# Форум 1С > Конфигурирование, программирование 1С - Предприятие > Помощь >  Перевод Бухгалтерии 2.0 на новую редакцию

## Tacker

Прошу помощи у тех, кто помог бы перевести Бухгалтерию - двойку 2.0.67.25 с внутренним косяком на редакцию 3.0. Штатный переход из Конфигуратора проходит без видимых сбоев, но при запуске конечной  3.0.109.61 выдаётся сообщение об ошибке (скриншот)
https://disk.yandex.ru/i/FinkswQKC8Ylrw
При переходе на новую редакцию с помощью 1С Обновлятора Милькина в результате тоже неудача, но в отчёте несколько больше информации (скриншоты отчёта):
https://disk.yandex.ru/i/66H1-7Jie_-XQQ
https://disk.yandex.ru/i/A2QXhdQUS_mfpw
Наши попытки перенести данные из 2 в 3 с помощью обработки ВыгрузкаЗагрузкаXML не помогает, выгрузка проходит успешно, но тройка результирующий файл отвергает.
Подходит время сдачи отчётов, которые можно сделать только в 3.0, поскольку 2.0 с апреля сняли с поддержки.

----------


## alexandr_ll

> Прошу помощи у тех, кто помог бы перевести Бухгалтерию - двойку 2.0.67.25 с внутренним косяком на редакцию 3.0. Штатный переход из Конфигуратора проходит без видимых сбоев, но при запуске конечной  3.0.109.61 выдаётся сообщение об ошибке (скриншот)
> https://disk.yandex.ru/i/FinkswQKC8Ylrw
> При переходе на новую редакцию с помощью 1С Обновлятора Милькина в результате тоже неудача, но в отчёте несколько больше информации (скриншоты отчёта):
> https://disk.yandex.ru/i/66H1-7Jie_-XQQ
> https://disk.yandex.ru/i/A2QXhdQUS_mfpw
> Наши попытки перенести данные из 2 в 3 с помощью обработки ВыгрузкаЗагрузкаXML не помогает, выгрузка проходит успешно, но тройка результирующий файл отвергает.
> Подходит время сдачи отчётов, которые можно сделать только в 3.0, поскольку 2.0 с апреля сняли с поддержки.

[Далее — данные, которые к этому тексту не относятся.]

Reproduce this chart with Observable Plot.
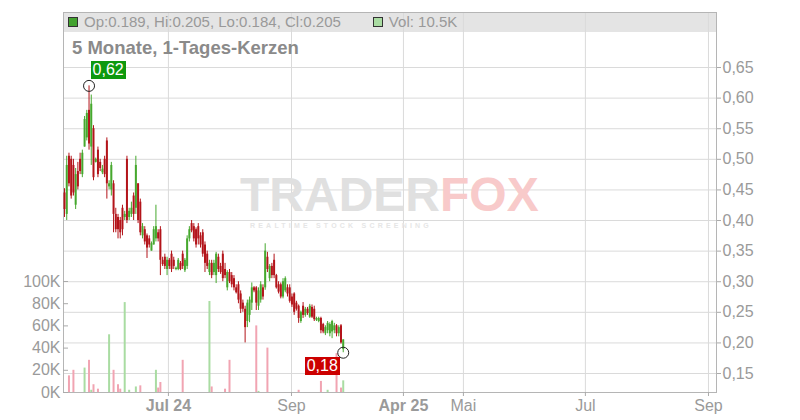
<!DOCTYPE html>
<html><head><meta charset="utf-8">
<script src="https://cdn.jsdelivr.net/npm/d3@7"></script>
<script src="https://cdn.jsdelivr.net/npm/@observablehq/plot@0.6"></script>
<style>
body{margin:0;background:#fff;font-family:"Liberation Sans",Arial,sans-serif;}
#wrap{position:relative;width:800px;height:420px;overflow:hidden;}
#wrap > *{position:absolute;}
svg{left:0;top:0;}
.wm1{font-weight:bold;font-size:48px;line-height:40px;height:40px;letter-spacing:0px;white-space:nowrap;}
.wm2{font-weight:bold;font-size:7px;line-height:8px;letter-spacing:3.2px;color:#e6e6e6;margin-top:7px;margin-left:10px;white-space:nowrap;}
</style></head><body><div id="wrap"></div>
<script>
// ---- data (daily candles, index = trading day) ----
const opens  = [.445,.41,.505,.50,.49,.425,.48,.50,.475,.52,.535,.58,.52,.55,.495,.515,.495,.478,.50,.53,
 .455,.45,.46,.41,.405,.40,.42,.405,.50,.405,.41,.44,.42,.46,.43,.375,.385,.375,.37,.35,
 .36,.37,.38,.385,.335,.34,.32,.335,.345,.335,.32,.32,.33,.345,.318,.325,.37,.395,.39,.385,
 .39,.375,.38,.36,.345,.315,.33,.315,.31,.34,.325,.345,.32,.29,.315,.31,.305,.29,.295,.28,
 .265,.255,.235,.245,.265,.29,.29,.26,.27,.29,.29,.34,.305,.325,.335,.31,.295,.295,.275,.285,
 .29,.29,.275,.28,.265,.26,.235,.26,.245,.255,.242,.258,.255,.237,.235,.24,.23,.215,.22,.215,
 .218,.22,.228,.215,.228,.189];
const highs  = [.452,.505,.51,.505,.50,.485,.495,.51,.515,.57,.58,.62,.605,.555,.502,.52,.50,.49,.505,.535,
 .465,.495,.465,.42,.41,.405,.425,.415,.505,.42,.43,.445,.505,.46,.435,.395,.39,.378,.375,.365,
 .39,.425,.385,.39,.34,.345,.34,.338,.35,.34,.324,.338,.333,.35,.338,.375,.39,.40,.395,.388,
 .395,.38,.385,.365,.35,.335,.335,.335,.348,.345,.33,.35,.33,.318,.32,.315,.31,.295,.30,.285,
 .27,.26,.27,.275,.298,.292,.292,.29,.30,.295,.362,.348,.328,.33,.345,.312,.30,.298,.305,.308,
 .295,.295,.28,.282,.268,.262,.252,.266,.258,.258,.263,.262,.26,.242,.242,.242,.232,.228,.235,.233,
 .237,.232,.23,.228,.23,.205];
const lows   = [.405,.40,.455,.435,.44,.418,.45,.475,.47,.52,.53,.515,.49,.465,.494,.47,.48,.475,.47,.435,
 .45,.44,.38,.38,.37,.37,.375,.40,.395,.40,.405,.40,.41,.395,.375,.37,.36,.338,.355,.35,
 .36,.365,.365,.31,.325,.32,.31,.32,.315,.32,.318,.318,.318,.32,.315,.32,.365,.38,.365,.355,
 .36,.355,.34,.315,.32,.31,.305,.31,.297,.315,.312,.30,.305,.285,.297,.29,.285,.28,.264,.248,
 .25,.20,.225,.233,.253,.282,.253,.253,.265,.27,.286,.315,.30,.305,.305,.288,.28,.272,.272,.282,
 .275,.265,.258,.245,.252,.232,.232,.24,.242,.245,.24,.24,.235,.235,.233,.215,.215,.212,.215,.21,
 .207,.215,.21,.21,.198,.184];
const closes = [.418,.49,.46,.44,.445,.475,.455,.48,.51,.565,.575,.525,.59,.47,.50,.475,.485,.484,.475,.46,
 .46,.49,.41,.385,.385,.38,.385,.41,.40,.415,.42,.41,.49,.40,.38,.39,.365,.355,.36,.362,
 .385,.39,.37,.335,.328,.325,.335,.325,.32,.325,.322,.335,.32,.325,.335,.37,.385,.383,.37,.36,
 .37,.36,.345,.33,.325,.33,.31,.33,.345,.32,.315,.305,.31,.315,.30,.295,.29,.282,.27,.255,
 .255,.225,.265,.27,.29,.285,.265,.285,.295,.275,.35,.32,.325,.31,.31,.29,.283,.275,.30,.305,
 .28,.268,.262,.25,.255,.24,.25,.245,.255,.248,.26,.242,.238,.24,.24,.22,.218,.225,.232,.23,
 .235,.228,.215,.225,.20,.205];
// volume (thousand shares) on the days that have visible bars
const volDay = [2,4,9,11,12,13,15,20,22,24,25,27,29,32,34,41,42,43,53,65,66,72,74,86,87,91,105,115,118,122,124,125];
const volK   = [15,20,22,29,2,7,3,52,20,7,3,81,2,5,6,20,4,9,29,82,5,3,29,60,1,40,2,10,2,35,4,10.5];

const priceTicks = [0.15,0.20,0.25,0.30,0.35,0.40,0.45,0.50,0.55,0.60,0.65];
const volTicks = [0,20,40,60,80,100];
const xTickPos = [46.6,101.8,152,178.9,233.6,288.8];
const xTickLabels = ["Jul 24","Sep","Apr 25","Mai","Jul","Sep"];
const xTickBold = [true,false,true,false,false,false];
const legendOHLC = "Op:0.189, Hi:0.205, Lo:0.184, Cl:0.205";
const legendVol = "Vol: 10.5K";
const subtitle = "5 Monate, 1-Tages-Kerzen";
const watermark = ["TRADER","FOX","REALTIME STOCK SCREENING"];

// ---- tables ----
const candles = opens.map((o,i)=>({i,o,h:highs[i],l:lows[i],c:closes[i],up:closes[i]>=o}));
const volumes = volDay.map((d,k)=>({i:d,v:volK[k]*1000,up:candles[d].up}));
const up = candles.filter(d=>d.up), down = candles.filter(d=>!d.up);
const GREEN="#46a82e", RED="#b3141a";

const W=800,H=420;
const M={marginLeft:63,marginRight:84,marginTop:12,marginBottom:28};
const X={type:"linear",domain:[-0.45,292.4],axis:null,label:null};
const YP={domain:[0.119,0.7399],axis:null,label:null};
const YV={domain:[0,342342],axis:null,label:null};
const font='"Liberation Sans",Arial,sans-serif';
const st={background:"transparent",color:"#999",fontFamily:font,fontSize:"16px",overflow:"visible"};
const fmtP=d=>d.toFixed(2).replace(".",",");
const lab=d=>xTickLabels[xTickPos.indexOf(d)];

const wrap=document.getElementById("wrap");
function el(tag,css,text,parent){const e=document.createElement(tag);Object.assign(e.style,css);if(text!=null)e.textContent=text;(parent||wrap).appendChild(e);return e;}

// legend band
el("div",{left:"63px",top:"12px",width:"653px",height:"20px",background:"#e4e4e4"});

// layer 1: grid, frame, axes
const p1=Plot.plot({width:W,height:H,...M,x:X,y:YP,style:st,marks:[
  Plot.ruleY(priceTicks,{stroke:"#dadada"}),
  Plot.ruleX(xTickPos,{stroke:"#dadada"}),
  Plot.frame({stroke:"#b5b5b5"}),
  Plot.axisY({anchor:"right",label:null,ticks:priceTicks,tickFormat:fmtP,tickSize:4,tickPadding:2,fontSize:16,fill:"#9a9a9a",stroke:"#aaa"}),
  Plot.axisX({label:null,ticks:xTickPos.filter((d,k)=>xTickBold[k]),tickFormat:lab,tickSize:4,tickPadding:3,fontSize:16,fontWeight:"bold",fill:"#9a9a9a",stroke:"#aaa"}),
  Plot.axisX({label:null,ticks:xTickPos.filter((d,k)=>!xTickBold[k]),tickFormat:lab,tickSize:4,tickPadding:3,fontSize:16,fill:"#9a9a9a",stroke:"#aaa"})
]});
wrap.appendChild(p1);

// watermark
const wm=el("div",{left:"240px",top:"175px",fontFamily:font});
const w1=el("div",{},null,wm); w1.className="wm1";
el("span",{color:"#e0e0e0"},watermark[0],w1);
el("span",{color:"#f8caca"},watermark[1],w1);
const w2=el("div",{},watermark[2],wm); w2.className="wm2";

// layer 2: volume
const p2=Plot.plot({width:W,height:H,...M,x:X,y:YV,style:st,marks:[
  Plot.ruleX(volumes.filter(d=>d.up),{x:"i",y1:0,y2:"v",stroke:"#a9dca2",strokeWidth:2}),
  Plot.ruleX(volumes.filter(d=>!d.up),{x:"i",y1:0,y2:"v",stroke:"#f1a4b2",strokeWidth:2}),
  Plot.axisY({anchor:"left",label:null,ticks:volTicks.map(d=>d*1000),tickFormat:d=>d/1000+"K",tickSize:-5,tickPadding:8,fontSize:16,fill:"#9a9a9a",stroke:"#aaa"})
]});
wrap.appendChild(p2);

// layer 3: candles
const hiI=d3.maxIndex(highs), loI=d3.minIndex(lows);
const p3=Plot.plot({width:W,height:H,...M,x:X,y:YP,style:st,marks:[
  Plot.ruleX(up,{x:"i",y1:"l",y2:"h",stroke:GREEN,strokeWidth:1}),
  Plot.ruleX(down,{x:"i",y1:"l",y2:"h",stroke:RED,strokeWidth:1}),
  Plot.ruleX(up,{x:"i",y1:"o",y2:"c",stroke:GREEN,strokeWidth:2}),
  Plot.ruleX(down,{x:"i",y1:"o",y2:"c",stroke:RED,strokeWidth:2}),
  Plot.dot([{i:hiI,p:highs[hiI]},{i:loI,p:lows[loI]}],{x:"i",y:"p",r:5.5,stroke:"#222",fill:"none",strokeWidth:1})
]});
wrap.appendChild(p3);

const sx=p3.scale("x"), sy=p3.scale("y");
const tagCss=bg=>({background:bg,color:"#fff",fontFamily:font,fontSize:"16px",lineHeight:"18px",padding:"0 2px",height:"18px"});
const hx=sx.apply(hiI), hy=sy.apply(highs[hiI]);
el("div",{...tagCss("#0e990e"),left:(hx+2)+"px",top:(hy-24)+"px"},fmtP(highs[hiI]));
const lx=sx.apply(loI), ly=sy.apply(lows[loI]);
const lt=el("div",{...tagCss("#cc0000"),left:"0px",top:(ly+5)+"px"},fmtP(lows[loI]));
lt.style.left=(lx-3-lt.offsetWidth)+"px";

// legend
const lg=el("div",{left:"68px",top:"12px",fontFamily:font,fontSize:"15px",lineHeight:"20px",color:"#999",whiteSpace:"nowrap"});
const sq={display:"inline-block",width:"8px",height:"8px",border:"1px solid #333",verticalAlign:"0px"};
el("span",{...sq,background:"#43a22f",marginRight:"6px"},null,lg);
el("span",{},legendOHLC,lg);
el("span",{...sq,background:"#a9dca2",margin:"0 6px 0 32px"},null,lg);
el("span",{},legendVol,lg);

el("div",{left:"72px",top:"38px",fontFamily:font,fontWeight:"bold",fontSize:"18.5px",lineHeight:"20px",color:"#8a8a8a"},subtitle);
</script></body></html>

Что за "внутренний косяк"? Он вам нужен и в 3.0.? обработки ВыгрузкаЗагрузкаXML работает только с идентичными конфигурациями и не сможет сделать обмен 2.0 - 3.0. 
Я переводил организацию с 2.0 на 3.0 следующим образом 
1. Получить файо конфигурации 3.0 нужного релиза (cf).
2. Конфигурацию 2.0 снять с поддержки
3. Загрузить файл конфигурации из п.1

----------


## Tacker

> Что за "внутренний косяк"? Он вам нужен и в 3.0.? обработки ВыгрузкаЗагрузкаXML работает только с идентичными конфигурациями и не сможет сделать обмен 2.0 - 3.0. 
> Я переводил организацию с 2.0 на 3.0 следующим образом 
> 1. Получить файо конфигурации 3.0 нужного релиза (cf).
> 2. Конфигурацию 2.0 снять с поддержки
> 3. Загрузить файл конфигурации из п.1


1. "Внутренний косяк" это семь изменений свойств объектов, которые кто-то когда-то внёс в конфигурацию. Предупреждение об этом возникает в процессе штатного перехода на новую редакцию. Я не умею искать такие изменения и исправлять их.
2. Правильно ли я понимаю, что вы предлагаете идти не по пути Поддержка -> Обновить конфигурацию... , а использовать в двойке пункт Загрузить конфигурацию... и загрузить сразу тройку?

----------


## Tacker

...Да, и существует специальная обработка ВыгрузкаЗагрузка_ACC20_30 для выгрузки из двойки и загрузки в тройку. Только не получается, увы.

----------


## alexandr_ll

> 1. "Внутренний косяк" это семь изменений свойств объектов, которые кто-то когда-то внёс в конфигурацию. Предупреждение об этом возникает в процессе штатного перехода на новую редакцию. Я не умею искать такие изменения и исправлять их.
> 2. Правильно ли я понимаю, что вы предлагаете идти не по пути Поддержка -> Обновить конфигурацию... , а использовать в двойке пункт Загрузить конфигурацию... и загрузить сразу тройку?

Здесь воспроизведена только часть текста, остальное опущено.